Additionally, the Embassy published some guidelines for those visiting the country. Authorities urged remaining “alert and vigilant” and paying attention when “transiting into an unknown area, such as going into or out of a store.”

It’s also crucial to stay alert of the surroundings and leave if feeling unsafe. Maintaining a low profile in public and avoiding going out alone is also recommended.

Given the situation, it was also suggested to “avoid excessive jewelry, electronics, and carrying and flashing large sums of cash and walking alone on the streets at night.”

The Embassy asked visitors to “be prepared to enter your vehicle quickly when walking through parking lots.  Stay clear of areas that might conceal danger” and “alert a close family member and/or friend if you plan to travel and leave your contact information with them.”

“If you are a victim of crime, contact Costa Rican Emergency Services at 911 and report the crime to the Organismo de Investigacion Judicial (OIJ) police at 506-2295-3000,” the Embassy mentioned.
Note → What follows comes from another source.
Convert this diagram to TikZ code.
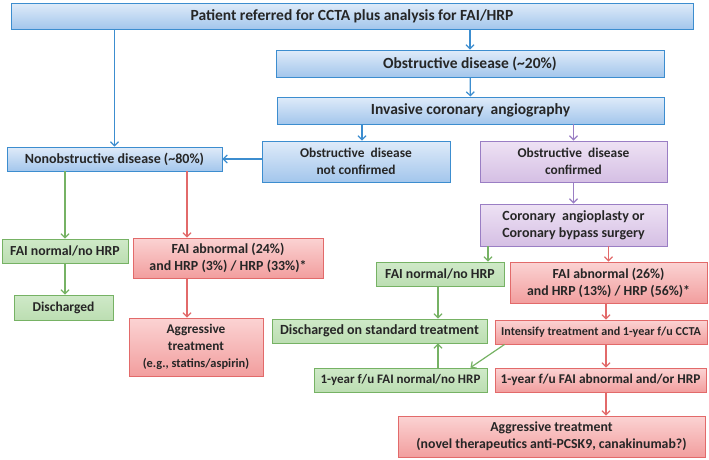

For assistance, call 506-2519-2000 or 011-506-2519-2000 (from the U.S.) or email Acssanjose@state.gov https://cr.usembassy.gov/.

The government’s response

The Minister of Public Security, Jorge Torres, addressed this topic in yesterday’s press conference. He questioned the parameters used by the Embassy to publish such an alert and assured he would meet with Embassy representatives to talk to discuss the issue.

Jorge Torres also criticized Costa Rica’s judicial branch, believing judges are “irresponsible.”

President Chaves and the Ministry of Security agreed that the upsurge in violent crime was due to drug gangs.

Nonetheless, they were unable to clarify which would be the plan and the strategies to combat the problem, nor when they would be presented.

Unfortunately, there doesn’t seem to be a clear path on a matter that shouldn’t be taken lightly. The government must act promptly before any more innocent lives are lost at the hands of criminals.